If so, that critical loading is usually during lift or transportation. But, when it's in place, there really isn't much loading. Though sometimes torsion can be an issue if you're not careful about how lateral load makes its way to the foundation.
 
the design for this element came as a beam (6T14 top, 3T14 bot, and 2T8@150mm stirrups, as you can see in the attached picture)
so if what we are saying is correct, then both the top and bot reinforcement wont work (redundant, work as additional reinforcement for the slab at best), and the stirrups will act as the main reinforcement to withstand the axil load from the slab above!
which means it will probably fail, since the stirrups are 2T8@150mm, right ?? just asking for a prediction, i know i need to do model analysis :p
 
 https://files.engineering.com/getfile.aspx?folder=68324122-5ff4-40ef-824c-895f6e99b9ad&file=2345.png
I'm not willing to make a prediction without knowing a whole lot more about the designer's intent. For all I know, this actually IS a composite system and that grade beam thing is some kind of web/stiffener. Are you the designer Zaid_Melhem?
 
Not really Josh, the designer gave me framing plan that is filled with beams like the one i showed you here, im thinking he aligned them under partitions/block walls to help with the load.

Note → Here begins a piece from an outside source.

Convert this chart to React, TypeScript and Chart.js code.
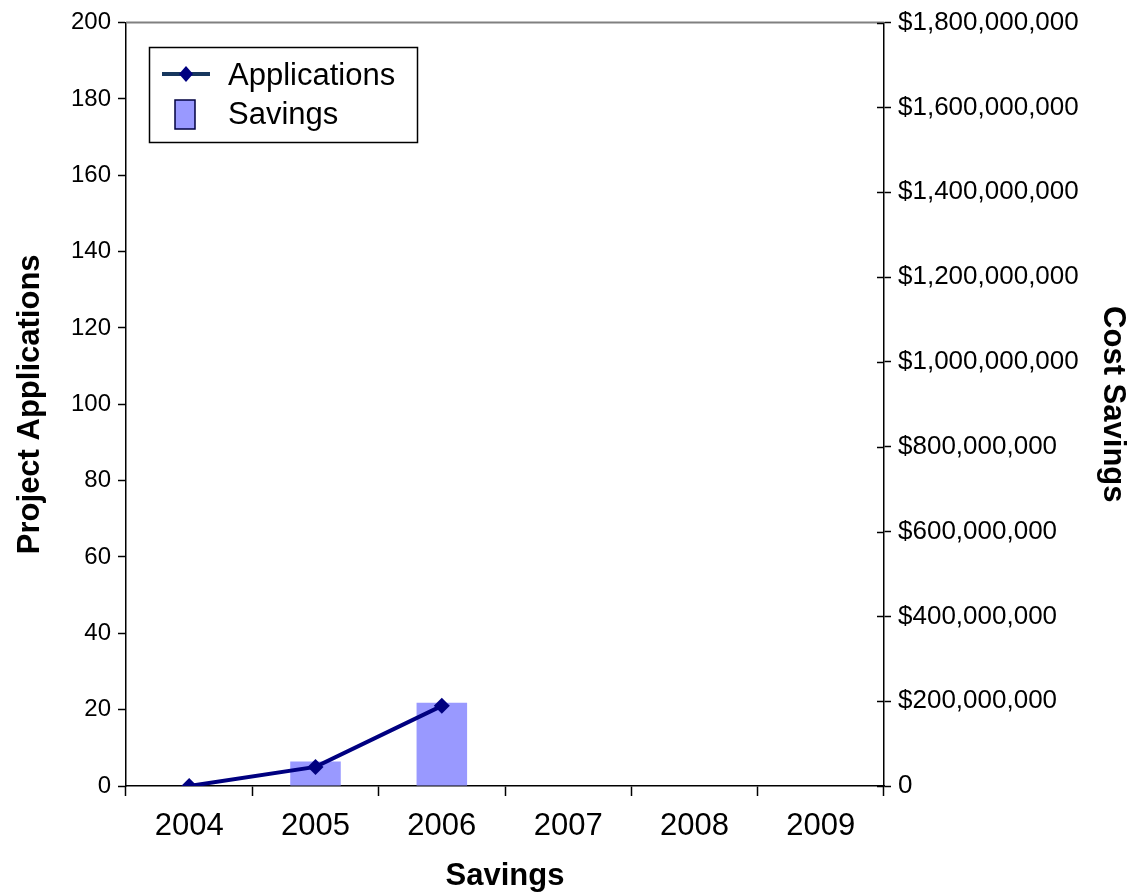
import React, { useEffect, useRef } from "react";
import { Chart, registerables } from "chart.js";

Chart.register(...registerables);

// Yearly figures
const years = ["2004", "2005", "2006", "2007", "2008", "2009"];
const applications = [0, 5, 21, null, null, null];
const savings = [0, 58000000, 196000000, null, null, null];

// Axis ranges
const applicationsMax = 200;
const applicationsStep = 20;
const savingsMax = 1800000000;
const savingsStep = 200000000;

const FONT = "'Liberation Sans', Arial, Helvetica, sans-serif";
const NAVY = "#000080";
const BAR_FILL = "#9999FF";

const formatDollars = (v: number) =>
  v === 0 ? "0" : "$" + Math.round(v).toLocaleString("en-US");

// Top border of the plot, inner half of right-axis ticks, and the boxed legend
const decorations = {
  id: "decorations",
  afterDraw(chart: any) {
    const { ctx, chartArea } = chart;
    const { left, right, top } = chartArea;
    ctx.save();

    ctx.strokeStyle = "#808080";
    ctx.lineWidth = 2;
    ctx.beginPath();
    ctx.moveTo(left, top);
    ctx.lineTo(right, top);
    ctx.stroke();

    const yR = chart.scales.ySavings;
    ctx.strokeStyle = "#000";
    ctx.lineWidth = 1.5;
    for (let v = 0; v <= savingsMax; v += savingsStep) {
      const y = Math.round(yR.getPixelForValue(v)) + 0.5;
      ctx.beginPath();
      ctx.moveTo(right - 7, y);
      ctx.lineTo(right, y);
      ctx.stroke();
    }

    // Legend box
    const bx = 149.5, by = 47.5, bw = 268, bh = 95;
    ctx.fillStyle = "#fff";
    ctx.fillRect(bx, by, bw, bh);
    ctx.strokeStyle = "#000";
    ctx.lineWidth = 1.5;
    ctx.strokeRect(bx, by, bw, bh);

    // Applications entry: line with diamond
    ctx.strokeStyle = "#17375E";
    ctx.lineWidth = 4;
    ctx.beginPath();
    ctx.moveTo(162, 74);
    ctx.lineTo(210, 74);
    ctx.stroke();
    ctx.fillStyle = NAVY;
    ctx.beginPath();
    ctx.moveTo(186, 66);
    ctx.lineTo(193, 74);
    ctx.lineTo(186, 82);
    ctx.lineTo(179, 74);
    ctx.closePath();
    ctx.fill();

    // Savings entry: swatch
    ctx.fillStyle = BAR_FILL;
    ctx.fillRect(175, 100, 20, 29);
    ctx.strokeStyle = "#000040";
    ctx.lineWidth = 1.5;
    ctx.strokeRect(175, 100, 20, 29);

    ctx.fillStyle = "#000";
    ctx.font = `31px ${FONT}`;
    ctx.textAlign = "left";
    ctx.textBaseline = "alphabetic";
    ctx.fillText("Applications", 228, 85);
    ctx.fillText("Savings", 228, 124);

    ctx.restore();
  },
};

export default function App() {
  const canvasRef = useRef<HTMLCanvasElement | null>(null);

  useEffect(() => {
    document.body.style.margin = "0";
    const canvas = canvasRef.current;
    if (!canvas) return;

    const chart = new Chart(canvas, {
      type: "bar",
      data: {
        labels: years,
        datasets: [
          {
            type: "line",
            label: "Applications",
            data: applications,
            yAxisID: "yApps",
            borderColor: NAVY,
            backgroundColor: NAVY,
            borderWidth: 4,
            pointStyle: "rectRot",
            pointRadius: 8,
            pointBackgroundColor: NAVY,
            pointBorderColor: NAVY,
            pointBorderWidth: 0,
            spanGaps: false,
            tension: 0,
            order: 0,
          } as any,
          {
            type: "bar",
            label: "Savings",
            data: savings,
            yAxisID: "ySavings",
            backgroundColor: BAR_FILL,
            borderWidth: 0,
            barPercentage: 0.4,
            categoryPercentage: 1,
            order: 1,
          },
        ],
      },
      options: {
        responsive: false,
        animation: false,
        layout: { padding: { top: 19, left: 0, right: 0, bottom: 0 } },
        plugins: {
          legend: { display: false },
          tooltip: { enabled: false },
        },
        scales: {
          x: {
            offset: true,
            grid: {
              offset: true,
              drawOnChartArea: false,
              drawTicks: true,
              tickLength: 10,
              tickColor: "#000",
              tickWidth: 1.5,
            },
            border: { display: true, color: "#000", width: 1.5 },
            ticks: {
              color: "#000",
              font: { family: FONT, size: 31 },
              padding: 12,
              maxRotation: 0,
            },
            title: {
              display: true,
              text: "Savings",
              color: "#000",
              font: { family: FONT, size: 31, weight: "bold", lineHeight: 1 },
              padding: { top: 0, bottom: 1 },
            },
            afterFit: (s: any) => {
              s.height = 107;
            },
          },
          yApps: {
            position: "left",
            min: 0,
            max: applicationsMax,
            grid: {
              drawOnChartArea: false,
              drawTicks: true,
              tickLength: 8,
              tickColor: "#000",
              tickWidth: 1.5,
            },
            border: { display: true, color: "#000", width: 1.5 },
            ticks: {
              stepSize: applicationsStep,
              color: "#000",
              font: { family: FONT, size: 24 },
              padding: 7,
            },
            title: {
              display: true,
              text: "Project Applications",
              color: "#000",
              font: { family: FONT, size: 31, weight: "bold", lineHeight: 1 },
              padding: { top: 15, bottom: 0 },
            },
            afterFit: (s: any) => {
              s.width = 126;
            },
          },
          ySavings: {
            position: "right",
            min: 0,
            max: savingsMax,
            grid: {
              drawOnChartArea: false,
              drawTicks: true,
              tickLength: 7,
              tickColor: "#000",
              tickWidth: 1.5,
            },
            border: { display: true, color: "#000", width: 1.5 },
            ticks: {
              stepSize: savingsStep,
              color: "#000",
              font: { family: FONT, size: 26 },
              padding: 7,
              callback: (v: any) => formatDollars(Number(v)),
            },
            title: {
              display: true,
              text: "Cost Savings",
              color: "#000",
              font: { family: FONT, size: 31, weight: "bold", lineHeight: 1 },
              padding: { top: 10, bottom: 0 },
            },
            afterFit: (s: any) => {
              s.width = 254;
            },
          },
        },
      },
      plugins: [decorations],
    });

    return () => chart.destroy();
  }, []);

  return (
    <div style={{ width: 1138, height: 893, background: "#fff" }}>
      <canvas
        ref={canvasRef}
        width={1138}
        height={893}
        style={{ display: "block", width: 1138, height: 893 }}
      />
    </div>
  );
}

but even if that is true (which is wrong, since the slab alone with its reinforcement should suffice to carry such block walls with small height) then he shouldve reinforced them as a wall, changed the T8 stirrups to something like T12, and no need for the horizontal T14s, just some horizontal reinforcement to act as a skin reinforcement, right ?

he even requires that the concrete grade should be 40 kn/m2!!
 
No sir, im an engineer working for the contractor, i just received the drawings, and thought id chat with you nice people :D
thought it seemed strange, and maybe i should send a letter to the employer discussing this issue
 
It could be a beam-stiffened mat slab, with the top slab being more of a non-structural slab-on-grade (see similar thread: thread507-465878). Or it could be a cellular mat slab, with the top and bottom slabs designed to act compositely with the stiffening beams. Hard to say without seeing the overall foundation design.
 
Zaid Melhem said:
i have a beam that is attached on the top by a 200mm slab and rests on a 500mm slab (see attached)
The attached shows 250mm slab on the top of the beam rather than 200mm.
I think 250mm is rather thick for a slab-on-grade.